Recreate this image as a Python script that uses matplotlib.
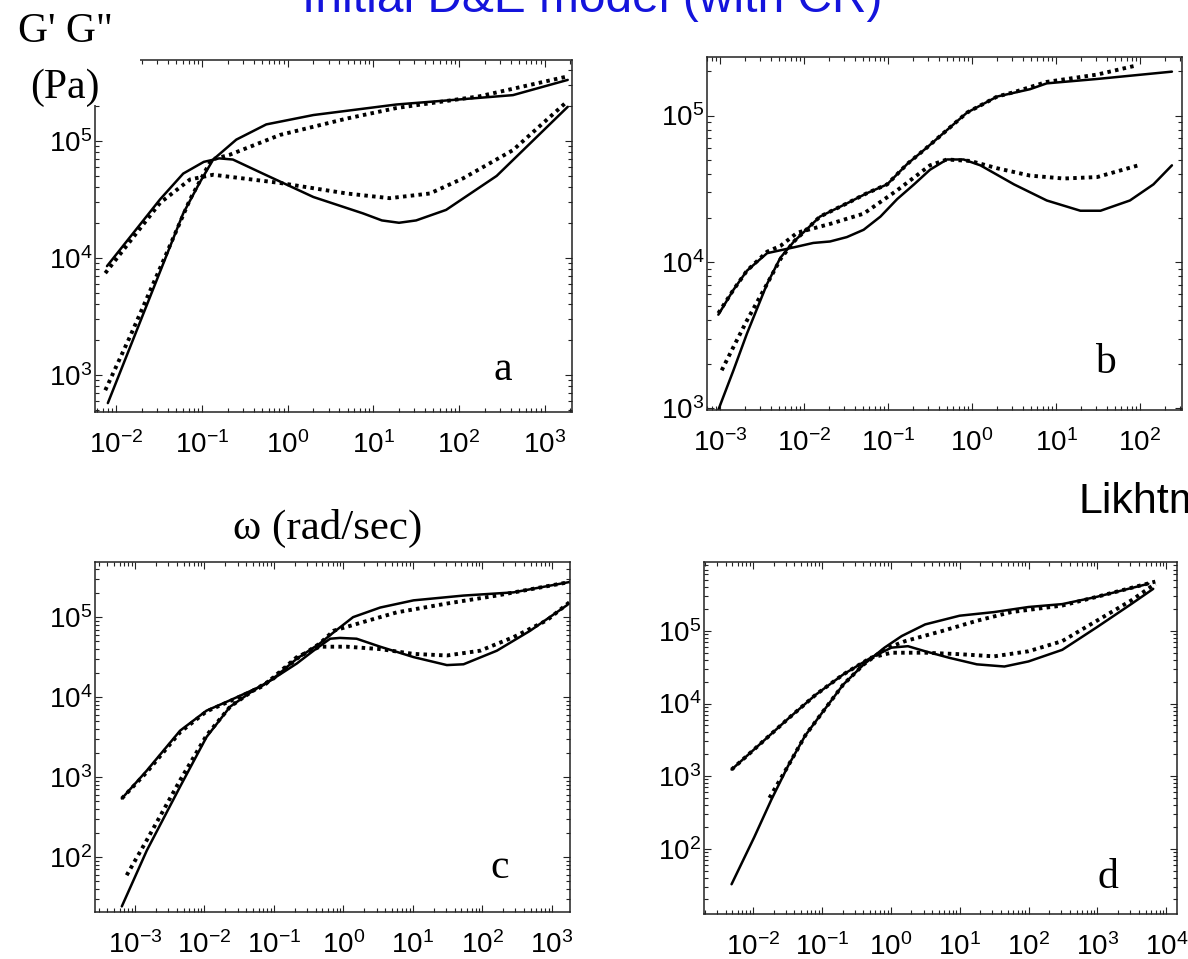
import numpy as np
import matplotlib.pyplot as plt
import matplotlib.ticker as mticker
from matplotlib.patches import Rectangle

plt.rcParams['font.family'] = ['Liberation Sans', 'DejaVu Sans']
plt.rcParams['mathtext.fontset'] = 'custom'
plt.rcParams['mathtext.rm'] = 'Liberation Sans'
plt.rcParams['mathtext.it'] = 'Liberation Sans:italic'
plt.rcParams['mathtext.default'] = 'regular'

# curves are stored as (log10 omega, log10 G) pairs
# panel a
a_gp_solid = np.array([(-2.10, 2.76), (-1.22, 4.38), (-1.03, 4.64), (-0.87, 4.84), (-0.60, 5.01),
                       (-0.25, 5.14), (0.30, 5.22), (1.27, 5.31), (2.63, 5.39), (3.27, 5.52)])
a_gp_dots = np.array([(-2.13, 2.87), (-1.84, 3.33), (-1.45, 3.98), (-1.14, 4.50), (-0.89, 4.84),
                      (-0.68, 4.88), (-0.09, 5.05), (0.69, 5.19), (1.27, 5.28), (2.24, 5.38), (3.27, 5.55)])
a_gpp_solid = np.array([(-2.11, 3.93), (-1.49, 4.50), (-1.22, 4.72), (-0.98, 4.82), (-0.80, 4.85),
                        (-0.64, 4.84), (-0.29, 4.72), (0.30, 4.52), (0.88, 4.38), (1.10, 4.32),
                        (1.30, 4.30), (1.50, 4.32), (1.85, 4.41), (2.44, 4.70), (3.27, 5.29)])
a_gpp_dots = np.array([(-2.13, 3.87), (-1.49, 4.47), (-1.14, 4.67), (-0.87, 4.71), (-0.09, 4.64),
                       (0.69, 4.55), (1.19, 4.51), (1.66, 4.55), (2.05, 4.68), (2.63, 4.92), (3.27, 5.34)])

# panel b
b_gp_solid = np.array([(-3.02, 2.99), (-2.84, 3.26), (-2.68, 3.51), (-2.44, 3.85), (-2.28, 4.03),
                       (-2.12, 4.14), (-1.81, 4.31), (-1.49, 4.40), (-1.25, 4.47), (-1.01, 4.53),
                       (-0.77, 4.67), (-0.54, 4.78), (-0.30, 4.90), (-0.06, 5.02), (0.30, 5.13),
                       (0.69, 5.18), (0.89, 5.22), (1.49, 5.25), (2.38, 5.30)])
b_gp_dots = np.array([(-2.98, 3.26), (-2.84, 3.42), (-2.68, 3.60), (-2.44, 3.85), (-2.28, 4.02),
                      (-2.12, 4.14), (-1.81, 4.31), (-1.49, 4.40), (-1.25, 4.47), (-1.01, 4.53),
                      (-0.77, 4.67), (-0.54, 4.78), (-0.30, 4.90), (-0.06, 5.02), (0.30, 5.13),
                      (0.50, 5.16), (0.89, 5.23), (1.49, 5.28), (1.94, 5.34)])
b_gpp_solid = np.array([(-3.02, 3.64), (-2.84, 3.81), (-2.68, 3.94), (-2.44, 4.06), (-2.28, 4.08),
                        (-2.12, 4.10), (-1.89, 4.13), (-1.69, 4.14), (-1.49, 4.17), (-1.29, 4.22),
                        (-1.09, 4.31), (-0.89, 4.43), (-0.69, 4.53), (-0.50, 4.63), (-0.30, 4.70),
                        (-0.10, 4.70), (0.10, 4.66), (0.50, 4.53), (0.89, 4.42), (1.29, 4.35),
                        (1.53, 4.35), (1.88, 4.42), (2.16, 4.53), (2.38, 4.66)])
b_gpp_dots = np.array([(-3.02, 3.65), (-2.84, 3.81), (-2.68, 3.94), (-2.44, 4.07), (-2.28, 4.11),
                       (-2.08, 4.20), (-1.69, 4.26), (-1.29, 4.33), (-0.89, 4.49), (-0.50, 4.66),
                       (-0.30, 4.70), (-0.02, 4.69), (0.30, 4.64), (0.69, 4.59), (1.09, 4.57),
                       (1.49, 4.58), (1.98, 4.66)])

# panel c
c_gp_solid = np.array([(-3.19, 1.38), (-2.83, 2.08), (-2.35, 2.88), (-1.97, 3.50), (-1.63, 3.88),
                       (-1.30, 4.08), (-1.01, 4.23), (-0.67, 4.48), (-0.34, 4.67), (-0.14, 4.81),
                       (0.14, 5.00), (0.53, 5.12), (1.01, 5.21), (1.73, 5.27), (2.45, 5.31), (3.26, 5.44)])
c_gp_dots = np.array([(-3.12, 1.77), (-2.83, 2.21), (-2.35, 2.96), (-1.97, 3.52), (-1.63, 3.88),
                      (-1.30, 4.08), (-1.01, 4.23), (-0.67, 4.48), (-0.34, 4.67), (-0.14, 4.83),
                      (0.29, 4.94), (0.77, 5.06), (1.49, 5.17), (2.21, 5.27), (3.26, 5.44)])
c_gpp_solid = np.array([(-3.19, 2.73), (-2.83, 3.08), (-2.35, 3.58), (-1.97, 3.83), (-1.63, 3.96),
                        (-1.15, 4.15), (-0.67, 4.42), (-0.43, 4.58), (-0.19, 4.73), (-0.05, 4.74),
                        (0.19, 4.73), (0.53, 4.63), (1.01, 4.50), (1.49, 4.40), (1.73, 4.41),
                        (2.21, 4.58), (2.69, 4.83), (3.22, 5.15)])
c_gpp_dots = np.array([(-3.19, 2.73), (-2.83, 3.06), (-2.35, 3.56), (-1.97, 3.82), (-1.63, 3.95),
                       (-1.15, 4.14), (-0.67, 4.50), (-0.34, 4.63), (0.05, 4.63), (0.53, 4.60),
                       (1.01, 4.54), (1.49, 4.52), (1.97, 4.58), (2.45, 4.75), (2.93, 4.96), (3.26, 5.19)])

# panel d
d_gp_solid = np.array([(-2.31, 1.51), (-1.98, 2.16), (-1.73, 2.68), (-1.49, 3.14), (-1.24, 3.56),
                       (-0.99, 3.88), (-0.69, 4.26), (-0.39, 4.54), (-0.09, 4.77), (0.16, 4.93),
                       (0.50, 5.09), (1.00, 5.21), (1.50, 5.26), (2.00, 5.33), (2.49, 5.37),
                       (2.99, 5.47), (3.74, 5.65)])
d_gp_dots = np.array([(-1.76, 2.70), (-1.49, 3.14), (-1.24, 3.56), (-0.99, 3.88), (-0.69, 4.26),
                      (-0.39, 4.54), (-0.09, 4.75), (0.21, 4.86), (0.75, 5.00), (1.25, 5.14),
                      (1.75, 5.26), (2.49, 5.35), (2.99, 5.47), (3.84, 5.68)])
d_gpp_solid = np.array([(-2.31, 3.09), (-1.98, 3.37), (-1.49, 3.79), (-1.09, 4.12), (-0.69, 4.40),
                        (-0.29, 4.63), (0.01, 4.77), (0.25, 4.79), (0.50, 4.72), (0.85, 4.63),
                        (1.25, 4.54), (1.65, 4.51), (2.00, 4.58), (2.49, 4.74), (2.99, 5.05),
                        (3.49, 5.37), (3.81, 5.58)])
d_gpp_dots = np.array([(-2.31, 3.09), (-1.98, 3.37), (-1.49, 3.79), (-1.09, 4.12), (-0.69, 4.40),
                       (-0.29, 4.63), (0.01, 4.70), (0.50, 4.70), (1.00, 4.68), (1.50, 4.65),
                       (2.00, 4.72), (2.49, 4.86), (2.99, 5.14), (3.49, 5.42), (3.84, 5.65)])

W, H = 1188, 959
fig = plt.figure(figsize=(W / 100, H / 100), dpi=100)


def px_box(left, top, right, bottom):
    # axes rectangle given in pixel edges
    return [left / W, 1 - bottom / H, (right - left) / W, (bottom - top) / H]


panels = [
    ('a', px_box(95, 60, 572, 412), (-2.25, 3.32), (2.684, 5.69), (503, 370),
     [a_gp_solid, a_gpp_solid], [a_gp_dots, a_gpp_dots]),
    ('b', px_box(707, 57, 1182, 410), (-3.155, 2.50), (2.989, 5.40), (1105, 363),
     [b_gp_solid, b_gpp_solid], [b_gp_dots, b_gpp_dots]),
    ('c', px_box(95, 562, 570, 912), (-3.576, 3.263), (1.31, 5.69), (500, 868),
     [c_gp_solid, c_gpp_solid], [c_gp_dots, c_gpp_dots]),
    ('d', px_box(704, 562, 1177, 914), (-2.71, 4.155), (1.10, 5.95), (1108, 878),
     [d_gp_solid, d_gpp_solid], [d_gp_dots, d_gpp_dots]),
]

for letter, box, xl, yl, lpos, solids, dots in panels:
    ax = fig.add_axes(box)
    ax.set_xscale('log')
    ax.set_yscale('log')
    for cv in solids:
        ax.plot(10 ** cv[:, 0], 10 ** cv[:, 1], color='black', lw=1.8,
                solid_capstyle='round', solid_joinstyle='round')
    for cv in dots:
        ax.plot(10 ** cv[:, 0], 10 ** cv[:, 1], color='black', lw=2.8,
                linestyle=(0, (0.9, 1.1)), dash_capstyle='butt')
    ax.set_xlim(10 ** xl[0], 10 ** xl[1])
    ax.set_ylim(10 ** yl[0], 10 ** yl[1])
    for axis in (ax.xaxis, ax.yaxis):
        axis.set_major_locator(mticker.LogLocator(base=10, numticks=30))
        axis.set_minor_locator(mticker.LogLocator(base=10, subs=np.arange(2, 10), numticks=30))
        axis.set_minor_formatter(mticker.NullFormatter())
    ax.tick_params(which='both', direction='in', top=True, right=True, width=0.8, colors='#222222')
    ax.tick_params(which='major', length=5, labelsize=20, labelcolor='black')
    ax.tick_params(which='minor', length=3)
    ax.tick_params(axis='x', pad=14)
    ax.tick_params(axis='y', pad=2)
    for sp in ax.spines.values():
        sp.set_linewidth(1.1)
        sp.set_color('#222222')
    fig.text(lpos[0] / W, 1 - lpos[1] / H, letter, family='Liberation Serif', fontsize=30,
             ha='center', va='center')

# blank corner behind the unit label
fig.patches.append(Rectangle((0, 1 - 105 / H), 140 / W, 105 / H, transform=fig.transFigure,
                             facecolor='white', edgecolor='none', zorder=5))

fig.text(592 / W, 1 - 12 / H, 'Initial D&E model (with CR)', fontsize=34.5, color='#1414DC',
         ha='center', va='baseline', zorder=6)
fig.text(65 / W, 1 - 32 / H, 'G\' G"', family='Liberation Serif', fontsize=30,
         ha='center', va='center', zorder=6)
fig.text(65 / W, 1 - 88 / H, '(Pa)', family='Liberation Serif', fontsize=30,
         ha='center', va='center', zorder=6)
fig.text(328 / W, 1 - 528 / H, 'ω (rad/sec)', family='Liberation Serif', fontsize=31,
         ha='center', va='center')
fig.text(1078 / W, 1 - 513 / H, 'Likhtman', fontsize=31, ha='left', va='baseline')

fig.savefig('out.png', dpi=100)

▶ WHAT YOU HAVE TO DO
Without the pictures, return the listing above from its first line through the line that has "from matplotlib.patches import Rectangle".

▶ CORRECT OUTPUT
Recreate this image as a Python script that uses matplotlib.
import numpy as np
import matplotlib.pyplot as plt
import matplotlib.ticker as mticker
from matplotlib.patches import Rectangle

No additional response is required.